A figuração do feminino parece oscilar entre os extremos da destruição e da doçura: de um lado, bailarinas de talco fugindo de caixas de música; do outro, sereias na proa dos naufrágios. Extremos que se encontram sob o denominador comum da transgressão e por trás dos quais, talvez, seja possível adivinhar as dores da vida comezinha, embaçada pela rotina, num prédio de escritórios onde secretárias de vaneiam rubricando a manhã.
Ainda que haja momentos de distensão – uma cerveja no céu no dia do Juízo, ou a festa ao fim do dilúvio universal – o que predomina é um clima de guerra que recruta os elementos naturais (fogo, chuva, relâmpagos), a paisagem urbana (com seus edifícios antropófagos e ofídicos metros) e o próprio corpo. Corpo frágil e potente, estojo de chagas, gritos, garras e, sobretudo, dentes – o que se pode verificar em passagens como “ela morde todos os chicotes” (“A Valquíria”), “o perigo das águas invencíveis que eu mordia, atada ao mastro” (“Visita da Sereia”), “mordo a capa ensandecida do bandido” (“Vísceras Noturnas”), “mastigo as asas de tua máscara” (“Musa”).

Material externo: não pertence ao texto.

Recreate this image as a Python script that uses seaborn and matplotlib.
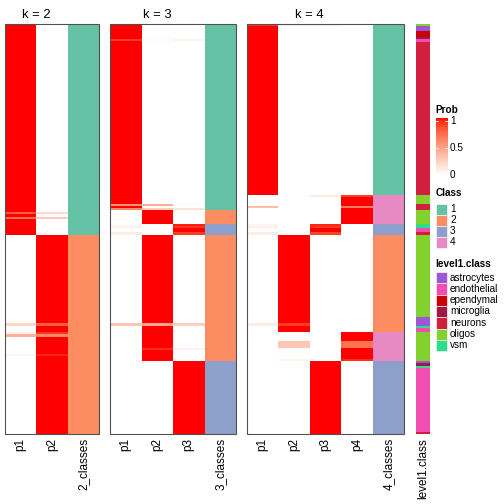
import numpy as np
import pandas as pd
import matplotlib
matplotlib.use("Agg")
import matplotlib.pyplot as plt
import seaborn as sns
from matplotlib.colors import ListedColormap
from matplotlib.patches import Rectangle

# ---------------- data (row segments, top to bottom) ----------------
seg_len = [2, 5, 6, 2, 2, 1, 153,
           2, 7, 2, 2, 2, 2, 2, 3, 2, 5,
           2, 2, 4, 3,
           82, 6, 3, 2, 4,
           2, 3, 4, 7, 2, 4, 2, 3, 2,
           2, 3, 2, 64, 2]

level1 = ["oligos", "astrocytes", "ependymal", "microglia", "endothelial", "endothelial", "neurons",
          "oligos", "oligos", "neurons", "neurons", "neurons", "oligos", "oligos", "oligos", "oligos", "oligos",
          "vsm", "vsm", "endothelial", "neurons",
          "oligos", "astrocytes", "astrocytes", "vsm", "endothelial",
          "oligos", "oligos", "oligos", "oligos", "oligos", "oligos", "oligos", "oligos", "oligos",
          "astrocytes", "microglia", "vsm", "endothelial", "neurons"]

k2_class = [1] * 21 + [2] * 19
k3_class = [1] * 12 + [2] * 5 + [3] * 4 + [2] * 14 + [3] * 5
k4_class = [1] * 7 + [4] * 10 + [3] * 4 + [2] * 5 + [4] * 9 + [3] * 5

k2_prob = [(1, 0), (1, 0), (1, 0), (1, 0), (1, 0), (1, 0), (1, 0),
           (1, 0), (1, 0), (1, 0), (1, 0), (1, 0), (1, 0), (0.8, 0.2), (1, 0), (0.72, 0.28), (1, 0),
           (1, 0), (1, 0), (1, 0), (1, 0),
           (0, 1), (0, 1), (0.22, 0.78), (0, 1), (0, 1),
           (0.08, 0.92), (0.4, 0.6), (0, 1), (0, 1), (0, 1), (0, 1), (0.05, 0.95), (0, 1), (0, 1),
           (0, 1), (0, 1), (0, 1), (0, 1), (0, 1)]

k3_prob = [(1, 0, 0), (1, 0, 0), (1, 0, 0), (1, 0, 0), (0.9, 0.02, 0.08), (1, 0, 0), (1, 0, 0),
           (1, 0, 0), (1, 0, 0), (0.55, 0.42, 0.03), (1, 0, 0), (0.6, 0.25, 0.15),
           (0, 1, 0), (0, 1, 0), (0, 1, 0), (0, 1, 0), (0, 1, 0),
           (0.03, 0, 0.97), (0.08, 0, 0.92), (0, 0, 1), (0.1, 0, 0.9),
           (0, 1, 0), (0, 1, 0), (0.3, 0.45, 0.25), (0, 1, 0), (0, 1, 0),
           (0, 1, 0), (0, 1, 0), (0, 1, 0), (0, 1, 0), (0, 0.93, 0.07), (0, 1, 0), (0, 1, 0), (0, 1, 0), (0, 1, 0),
           (0, 0, 1), (0, 0, 1), (0, 0, 1), (0, 0, 1), (0, 0, 1)]

k4_prob = [(0.9, 0.05, 0.05, 0), (1, 0, 0, 0), (1, 0, 0, 0), (1, 0, 0, 0), (1, 0, 0, 0), (1, 0, 0, 0), (1, 0, 0, 0),
           (0, 0, 0.1, 0.9), (0, 0, 0, 1), (0, 0, 0, 1), (0.35, 0, 0, 0.65), (0, 0, 0, 1),
           (0, 0, 0, 1), (0, 0, 0, 1), (0, 0, 0, 1), (0, 0, 0, 1), (0, 0, 0, 1),
           (0.05, 0, 0.95, 0), (0.08, 0, 0.92, 0), (0, 0, 1, 0), (0.1, 0, 0.88, 0.02),
           (0, 1, 0, 0), (0, 1, 0, 0), (0.1, 0.9, 0, 0), (0, 1, 0, 0), (0, 1, 0, 0),
           (0, 0, 0, 1), (0, 0, 0, 1), (0, 0, 0, 1), (0, 0.3, 0, 0.7), (0, 0, 0, 1), (0, 0, 0, 1), (0, 0, 0, 1),
           (0, 0, 0, 1), (0, 0.06, 0, 0.94),
           (0, 0, 1, 0), (0, 0, 1, 0), (0, 0, 1, 0), (0, 0, 1, 0), (0, 0, 1, 0)]

level1_names = ["astrocytes", "endothelial", "ependymal", "microglia", "neurons", "oligos", "vsm"]
level1_colors = ["#9E55D6", "#F24EB2", "#CC0000", "#A0174A", "#D11F3D", "#83D12F", "#2EDD88"]
class_colors = ["#66C2A5", "#FC8D62", "#8DA0CB", "#E78AC3"]


# ---------------- white -> red colour ramp interpolated in LAB ----------------
def srgb_to_lab(rgb):
    rgb = np.asarray(rgb, float)
    lin = np.where(rgb <= 0.04045, rgb / 12.92, ((rgb + 0.055) / 1.055) ** 2.4)
    M = np.array([[0.4124, 0.3576, 0.1805], [0.2126, 0.7152, 0.0722], [0.0193, 0.1192, 0.9505]])
    xyz = M @ lin / np.array([0.95047, 1.0, 1.08883])
    f = np.where(xyz > 0.008856, np.cbrt(xyz), 7.787 * xyz + 16 / 116)
    return np.array([116 * f[1] - 16, 500 * (f[0] - f[1]), 200 * (f[1] - f[2])])


def lab_to_srgb(lab):
    L, a, b = lab
    fy = (L + 16) / 116
    fx = fy + a / 500
    fz = fy - b / 200
    f = np.array([fx, fy, fz])
    t = np.where(f ** 3 > 0.008856, f ** 3, (f - 16 / 116) / 7.787)
    xyz = t * np.array([0.95047, 1.0, 1.08883])
    Minv = np.array([[3.2406, -1.5372, -0.4986], [-0.9689, 1.8758, 0.0415], [0.0557, -0.2040, 1.0570]])
    lin = np.clip(Minv @ xyz, 0, 1)
    rgb = np.where(lin <= 0.0031308, 12.92 * lin, 1.055 * lin ** (1 / 2.4) - 0.055)
    return np.clip(rgb, 0, 1)


lab_w = srgb_to_lab([1, 1, 1])
lab_r = srgb_to_lab([1, 0, 0])
ramp = [lab_to_srgb(lab_w + (lab_r - lab_w) * t) for t in np.linspace(0, 1, 256)]
prob_cmap = ListedColormap(ramp)

# ---------------- expand segments to rows ----------------
reps = np.array(seg_len)
n_rows = int(reps.sum())

plt.rcParams["font.family"] = ["Liberation Sans", "DejaVu Sans"]
fig = plt.figure(figsize=(7, 7), dpi=72)
W = H = 504.0


def px_axes(x0, y0, x1, y1):
    return fig.add_axes([x0 / W, 1 - y1 / H, (x1 - x0) / W, (y1 - y0) / H])


panels = [(2, k2_prob, k2_class, 5, 99), (3, k3_prob, k3_class, 110, 236), (4, k4_prob, k4_class, 247, 404)]
top, bottom = 24, 434
lab_fs = 11.8
for k, probs, classes, x0, x1 in panels:
    ax = px_axes(x0, top, x1, bottom)
    cols = [f"p{i + 1}" for i in range(k)] + [f"{k}_classes"]
    pm = np.repeat(np.array(probs, float), reps, axis=0)
    cm = np.repeat(np.array(classes, float), reps)
    prob_df = pd.DataFrame(np.column_stack([pm, np.full(n_rows, np.nan)]), columns=cols)
    cls_df = pd.DataFrame(np.column_stack([np.full((n_rows, k), np.nan), cm]), columns=cols)
    sns.heatmap(prob_df, ax=ax, cmap=prob_cmap, vmin=0, vmax=1, cbar=False,
                xticklabels=True, yticklabels=False, rasterized=True)
    sns.heatmap(cls_df, ax=ax, cmap=ListedColormap(class_colors[:k]), vmin=0.5, vmax=k + 0.5,
                cbar=False, xticklabels=True, yticklabels=False, rasterized=True)
    ax.set_xticklabels(cols, rotation=90, fontsize=lab_fs, va="top")
    ax.tick_params(axis="x", length=0, pad=4)
    ax.set_ylabel("")
    ax.add_patch(Rectangle((0, 0), 1, 1, transform=ax.transAxes, fill=False,
                           ec="#505050", lw=1.1, clip_on=False))
    # title centred over the probability columns
    ax.text(k / 2, -9, f"k = {k}", ha="center", va="center", fontsize=13,
            transform=ax.transData, clip_on=False)

# annotation bar
ax_a = px_axes(416, top, 430, bottom)
codes = np.repeat(np.array([level1_names.index(v) for v in level1], float), reps)
ann_df = pd.DataFrame({"level1.class": codes})
sns.heatmap(ann_df, ax=ax_a, cmap=ListedColormap(level1_colors), vmin=-0.5, vmax=6.5,
            cbar=False, xticklabels=True, yticklabels=False, rasterized=True)
ax_a.set_xticklabels(["level1.class"], rotation=90, fontsize=lab_fs, va="top")
ax_a.tick_params(axis="x", length=0, pad=4)

# ---------------- legends (pixel coordinates) ----------------
lg = fig.add_axes([0, 0, 1, 1])
lg.set_xlim(0, W)
lg.set_ylim(H, 0)
lg.axis("off")
lx, sw = 435.5, 11.5
tx = 450

lg.text(lx, 110, "Prob", fontsize=10, fontweight="bold", va="center", ha="left")
grad = np.linspace(1, 0, 200).reshape(-1, 1)
lg.imshow(grad, cmap=prob_cmap, vmin=0, vmax=1, extent=[lx, lx + sw, 175, 118], aspect="auto")
for yv, lab in [(121, "1"), (148, "0.5"), (175, "0")]:
    lg.text(tx, yv, lab, fontsize=10, va="center", ha="left")
    if lab != "0":
        lg.plot([lx, lx + 2.5], [yv, yv], color="white", lw=0.8)
        lg.plot([lx + sw - 2.5, lx + sw], [yv, yv], color="white", lw=0.8)

lg.text(lx, 193, "Class", fontsize=10, fontweight="bold", va="center", ha="left")
for i in range(4):
    y0 = 203.5 + i * 11
    lg.add_patch(Rectangle((lx, y0), sw, 11, fc=class_colors[i], ec="white", lw=0.6))
    lg.text(tx, y0 + 5.5, str(i + 1), fontsize=10, va="center", ha="left")

lg.text(lx, 264, "level1.class", fontsize=10, fontweight="bold", va="center", ha="left")
for i, (nm, c) in enumerate(zip(level1_names, level1_colors)):
    y0 = 272 + i * 11.3
    lg.add_patch(Rectangle((lx, y0), sw, 11.3, fc=c, ec="white", lw=0.6))
    lg.text(tx, y0 + 5.6, nm, fontsize=10, va="center", ha="left")

fig.savefig("out.png", dpi=72)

Aqui ou ali o leitor pode estranhar a adjetivação excessiva, o emprego abusivo de elementos exóticos com função ornamental: muito incenso, veludo, seda, cristal, marfins e lantejoulas. Mas são cismas que, na maioria dos casos, se esfumam diante do insólito de algumas imagens, ou da fluência alcançada por Piccolo num gênero relativamente pouco cultivado por escritores brasileiros – o poema em prosa – e que, por sua natureza híbrida, obriga o poeta a se empenhar no adensamento das imagens sem sacrifício da fluência discursiva que é característica da prosa.
Assim, vamos nos demorar nestas ruelas, vestir as máscaras, conhecer as mulheres que Rosana Piccolo nos apresenta neste livro de estréia. Que o consórcio com essas mulheres cresça a salvo de excomunhões ou fogueiras e nos devolva, como uma graça, a força de seus bruxedos.
Fábio Weintraub
Sobre a autora: Rosana Piccolo é nascida na cidade de São Paulo, em 26 de maio de 1955. Jornalista pela Fundação Cásper Líbero, atua na área de Publicidade há 13 anos. Bacharel em Filosofia pela Universidade de São Paulo (FFLCH-USP), onde iniciou, sem contudo concluir, mestrado sobre a obra de Friedrich Nietzsche, sob a orientação do prof. Dr. Gérard Lebrun.